At Finasia Capital, transparency is not just a regulatory requirement—it is a commitment to our customers.
1. Clear Disclosure of Loan Terms
NBFCs are required to clearly communicate all key loan details before disbursement. This includes:
Interest rates
Loan tenure
EMI amount and repayment schedule
Processing fees and applicable charges
Transparent disclosure helps borrowers fully understand their financial obligations and avoid surprises later.
2. Standardised Loan Agreements
Loan agreements issued by NBFCs are structured and standardised, outlining all terms and conditions in a clear manner. These agreements specify:
Rights and responsibilities of both borrower and lender
Prepayment and foreclosure conditions
Penalties, if any, for delayed payments
Borrowers are encouraged to review the agreement carefully before acceptance.
3. Transparent Interest Rate Practices
NBFCs follow fair interest rate policies as prescribed by the RBI. Any changes in interest rates or repayment terms are communicated to borrowers in a timely and transparent manner, ensuring clarity throughout the loan tenure.

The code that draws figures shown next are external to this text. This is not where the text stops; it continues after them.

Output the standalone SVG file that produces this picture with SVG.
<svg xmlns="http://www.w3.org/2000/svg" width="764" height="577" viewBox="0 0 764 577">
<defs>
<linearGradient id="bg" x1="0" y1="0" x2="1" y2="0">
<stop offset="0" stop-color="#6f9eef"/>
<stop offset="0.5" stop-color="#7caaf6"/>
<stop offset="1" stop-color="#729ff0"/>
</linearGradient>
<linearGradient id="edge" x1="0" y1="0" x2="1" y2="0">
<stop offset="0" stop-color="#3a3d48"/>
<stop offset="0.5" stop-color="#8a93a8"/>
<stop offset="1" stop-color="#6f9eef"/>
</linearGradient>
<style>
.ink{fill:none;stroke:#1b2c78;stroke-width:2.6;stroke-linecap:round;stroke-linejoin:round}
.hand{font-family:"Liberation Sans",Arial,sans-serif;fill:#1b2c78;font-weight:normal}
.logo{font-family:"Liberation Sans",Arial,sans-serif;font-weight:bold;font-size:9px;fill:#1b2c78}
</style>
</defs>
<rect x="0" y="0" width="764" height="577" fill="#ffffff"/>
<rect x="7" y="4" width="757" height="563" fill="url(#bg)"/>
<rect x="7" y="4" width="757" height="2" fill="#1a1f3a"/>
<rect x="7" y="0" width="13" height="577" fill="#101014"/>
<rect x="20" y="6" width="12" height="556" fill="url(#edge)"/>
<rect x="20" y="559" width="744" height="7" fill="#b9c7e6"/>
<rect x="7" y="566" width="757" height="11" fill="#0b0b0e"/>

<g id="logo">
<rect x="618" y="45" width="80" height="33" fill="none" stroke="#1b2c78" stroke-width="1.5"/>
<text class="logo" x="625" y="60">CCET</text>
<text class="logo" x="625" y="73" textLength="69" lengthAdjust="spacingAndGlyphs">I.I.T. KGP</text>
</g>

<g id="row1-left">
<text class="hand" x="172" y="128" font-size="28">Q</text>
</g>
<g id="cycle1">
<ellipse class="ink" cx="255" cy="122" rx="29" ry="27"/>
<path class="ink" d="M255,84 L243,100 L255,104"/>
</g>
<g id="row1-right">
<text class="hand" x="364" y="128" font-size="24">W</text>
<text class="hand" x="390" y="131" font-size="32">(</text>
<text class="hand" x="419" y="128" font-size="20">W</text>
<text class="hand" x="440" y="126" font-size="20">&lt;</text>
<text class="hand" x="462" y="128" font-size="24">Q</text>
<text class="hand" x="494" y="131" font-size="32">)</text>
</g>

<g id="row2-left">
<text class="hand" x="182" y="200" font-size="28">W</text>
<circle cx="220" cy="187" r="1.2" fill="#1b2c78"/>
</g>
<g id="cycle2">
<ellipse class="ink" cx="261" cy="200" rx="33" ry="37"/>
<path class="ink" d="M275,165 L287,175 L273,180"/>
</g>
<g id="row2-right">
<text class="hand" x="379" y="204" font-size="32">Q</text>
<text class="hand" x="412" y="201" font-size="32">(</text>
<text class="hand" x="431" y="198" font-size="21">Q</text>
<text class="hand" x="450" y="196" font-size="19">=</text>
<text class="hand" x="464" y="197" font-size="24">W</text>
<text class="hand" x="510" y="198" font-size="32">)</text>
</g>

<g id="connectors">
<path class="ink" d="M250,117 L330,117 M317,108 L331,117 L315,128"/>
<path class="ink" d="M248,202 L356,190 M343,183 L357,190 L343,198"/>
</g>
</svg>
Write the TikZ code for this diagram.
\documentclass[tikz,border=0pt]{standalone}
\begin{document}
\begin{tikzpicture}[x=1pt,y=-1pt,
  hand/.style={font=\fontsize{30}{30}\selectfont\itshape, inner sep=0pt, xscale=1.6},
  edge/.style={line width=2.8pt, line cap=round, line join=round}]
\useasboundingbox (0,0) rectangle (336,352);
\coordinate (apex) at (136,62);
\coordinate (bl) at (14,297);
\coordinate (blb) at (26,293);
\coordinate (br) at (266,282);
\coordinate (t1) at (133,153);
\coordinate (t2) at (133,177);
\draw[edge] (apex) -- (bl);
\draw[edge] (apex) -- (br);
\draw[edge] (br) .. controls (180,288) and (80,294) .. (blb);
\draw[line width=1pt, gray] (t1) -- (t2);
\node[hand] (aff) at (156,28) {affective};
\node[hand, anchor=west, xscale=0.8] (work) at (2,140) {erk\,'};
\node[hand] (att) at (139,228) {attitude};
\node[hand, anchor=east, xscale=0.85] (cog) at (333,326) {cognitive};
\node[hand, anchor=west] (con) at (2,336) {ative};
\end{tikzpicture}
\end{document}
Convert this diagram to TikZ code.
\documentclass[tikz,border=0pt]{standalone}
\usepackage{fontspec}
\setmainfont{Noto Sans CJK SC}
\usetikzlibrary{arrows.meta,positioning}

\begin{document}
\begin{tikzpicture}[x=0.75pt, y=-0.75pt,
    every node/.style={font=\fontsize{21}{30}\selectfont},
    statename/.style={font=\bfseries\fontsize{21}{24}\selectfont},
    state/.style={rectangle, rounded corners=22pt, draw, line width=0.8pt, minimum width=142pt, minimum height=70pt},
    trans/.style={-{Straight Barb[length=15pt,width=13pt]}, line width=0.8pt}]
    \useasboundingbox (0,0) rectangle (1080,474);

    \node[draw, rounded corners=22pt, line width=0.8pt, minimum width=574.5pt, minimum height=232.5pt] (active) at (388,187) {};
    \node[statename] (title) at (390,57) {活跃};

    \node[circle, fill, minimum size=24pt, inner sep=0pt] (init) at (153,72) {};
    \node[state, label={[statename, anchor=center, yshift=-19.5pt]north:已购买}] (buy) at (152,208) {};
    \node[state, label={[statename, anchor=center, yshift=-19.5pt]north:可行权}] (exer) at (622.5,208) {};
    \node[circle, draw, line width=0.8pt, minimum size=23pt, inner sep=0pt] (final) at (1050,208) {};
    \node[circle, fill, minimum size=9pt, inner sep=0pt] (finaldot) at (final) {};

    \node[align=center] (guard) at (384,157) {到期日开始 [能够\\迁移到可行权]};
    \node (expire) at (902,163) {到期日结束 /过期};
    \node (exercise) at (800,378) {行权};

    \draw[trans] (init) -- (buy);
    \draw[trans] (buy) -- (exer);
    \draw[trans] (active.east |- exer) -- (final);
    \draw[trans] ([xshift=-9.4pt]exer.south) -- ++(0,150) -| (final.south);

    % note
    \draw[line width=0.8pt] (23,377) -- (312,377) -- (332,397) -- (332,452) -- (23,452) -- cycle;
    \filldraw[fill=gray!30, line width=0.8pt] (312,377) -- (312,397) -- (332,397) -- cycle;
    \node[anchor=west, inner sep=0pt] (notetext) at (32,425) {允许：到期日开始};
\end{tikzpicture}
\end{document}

This approach helps build trust and enables borrowers to plan their finances efficiently.
4. No Hidden Charges Policy
One of the key principles of transparent lending is the absence of hidden costs. NBFCs disclose all applicable fees upfront, such as:
Processing fees
Late payment charges
Pre-closure or foreclosure charges
Clear communication ensures borrowers are aware of the total cost of borrowing.

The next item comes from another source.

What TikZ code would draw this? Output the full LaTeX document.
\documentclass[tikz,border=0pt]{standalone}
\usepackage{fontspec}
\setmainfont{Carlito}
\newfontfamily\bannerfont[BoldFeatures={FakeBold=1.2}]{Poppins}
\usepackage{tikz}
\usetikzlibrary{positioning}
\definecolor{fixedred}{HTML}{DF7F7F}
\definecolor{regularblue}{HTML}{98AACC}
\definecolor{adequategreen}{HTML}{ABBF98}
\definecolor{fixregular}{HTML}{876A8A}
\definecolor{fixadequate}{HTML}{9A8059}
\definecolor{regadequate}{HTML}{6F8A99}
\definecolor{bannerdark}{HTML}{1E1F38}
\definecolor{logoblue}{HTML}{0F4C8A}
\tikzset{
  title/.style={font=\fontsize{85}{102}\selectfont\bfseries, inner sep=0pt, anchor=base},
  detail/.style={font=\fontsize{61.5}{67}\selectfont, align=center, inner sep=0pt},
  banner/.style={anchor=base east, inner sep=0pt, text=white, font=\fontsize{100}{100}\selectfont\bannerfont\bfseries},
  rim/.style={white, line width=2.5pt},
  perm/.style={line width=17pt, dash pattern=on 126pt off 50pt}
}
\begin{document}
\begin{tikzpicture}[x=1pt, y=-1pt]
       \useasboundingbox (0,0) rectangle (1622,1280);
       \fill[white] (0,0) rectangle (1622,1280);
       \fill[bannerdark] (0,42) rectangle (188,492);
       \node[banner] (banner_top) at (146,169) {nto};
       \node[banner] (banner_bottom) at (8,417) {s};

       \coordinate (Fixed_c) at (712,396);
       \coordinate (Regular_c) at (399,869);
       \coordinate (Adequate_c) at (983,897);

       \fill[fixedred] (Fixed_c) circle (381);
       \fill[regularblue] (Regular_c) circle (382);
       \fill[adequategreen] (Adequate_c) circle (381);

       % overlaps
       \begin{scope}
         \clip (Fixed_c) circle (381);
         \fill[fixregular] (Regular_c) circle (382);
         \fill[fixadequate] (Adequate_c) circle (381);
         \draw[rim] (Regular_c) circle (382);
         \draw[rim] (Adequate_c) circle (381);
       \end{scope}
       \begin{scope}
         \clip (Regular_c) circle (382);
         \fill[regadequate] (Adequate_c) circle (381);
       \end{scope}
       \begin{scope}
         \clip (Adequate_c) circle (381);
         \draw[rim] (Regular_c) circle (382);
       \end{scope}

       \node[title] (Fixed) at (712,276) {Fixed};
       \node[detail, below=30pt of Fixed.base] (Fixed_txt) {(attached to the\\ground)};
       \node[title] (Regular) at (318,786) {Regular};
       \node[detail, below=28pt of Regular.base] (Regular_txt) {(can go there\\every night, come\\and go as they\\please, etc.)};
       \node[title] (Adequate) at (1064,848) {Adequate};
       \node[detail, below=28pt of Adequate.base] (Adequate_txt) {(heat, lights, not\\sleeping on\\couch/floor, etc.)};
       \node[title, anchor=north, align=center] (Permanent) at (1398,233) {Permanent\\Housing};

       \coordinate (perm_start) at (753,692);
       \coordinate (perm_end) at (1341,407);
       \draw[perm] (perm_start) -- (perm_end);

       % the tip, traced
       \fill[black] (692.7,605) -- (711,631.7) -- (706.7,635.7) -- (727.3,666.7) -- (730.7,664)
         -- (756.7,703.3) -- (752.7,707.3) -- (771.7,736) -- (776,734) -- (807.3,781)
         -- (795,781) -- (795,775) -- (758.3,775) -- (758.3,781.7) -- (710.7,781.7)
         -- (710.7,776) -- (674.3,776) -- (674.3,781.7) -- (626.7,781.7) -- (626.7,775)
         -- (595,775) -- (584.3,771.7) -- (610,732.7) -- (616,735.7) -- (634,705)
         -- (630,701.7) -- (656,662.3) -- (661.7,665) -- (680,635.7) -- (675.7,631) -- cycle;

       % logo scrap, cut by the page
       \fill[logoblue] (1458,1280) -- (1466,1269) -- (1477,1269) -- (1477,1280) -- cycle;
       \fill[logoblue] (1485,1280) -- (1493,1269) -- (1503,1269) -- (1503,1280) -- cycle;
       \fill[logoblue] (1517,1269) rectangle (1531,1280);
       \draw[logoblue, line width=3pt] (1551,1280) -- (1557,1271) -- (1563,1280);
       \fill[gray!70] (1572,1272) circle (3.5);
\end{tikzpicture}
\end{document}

5. Digital Records and Communication
With the adoption of digital lending processes, NBFCs maintain proper electronic records of loan applications, approvals, and repayments. Borrowers receive:
Digital sanction letters
EMI schedules
Payment confirmations
This ensures traceability, accountability, and easy access to loan information.
6. Grievance Redressal Mechanism
NBFCs are mandated to have a structured grievance redressal system. Borrowers can raise concerns related to loan servicing, charges, or communication and expect timely resolution as per defined timelines.
This mechanism reinforces accountability and customer confidence.
Conclusion
Transparency in lending empowers borrowers to make informed decisions and maintain financial discipline. By clearly disclosing loan terms, maintaining fair practices, and following RBI guidelines, NBFCs play a crucial role in building trust within the financial ecosystem.
At Finasia Capital, we are committed to ethical, transparent, and responsible lending practices—ensuring that our customers are informed at every step of their financial journey.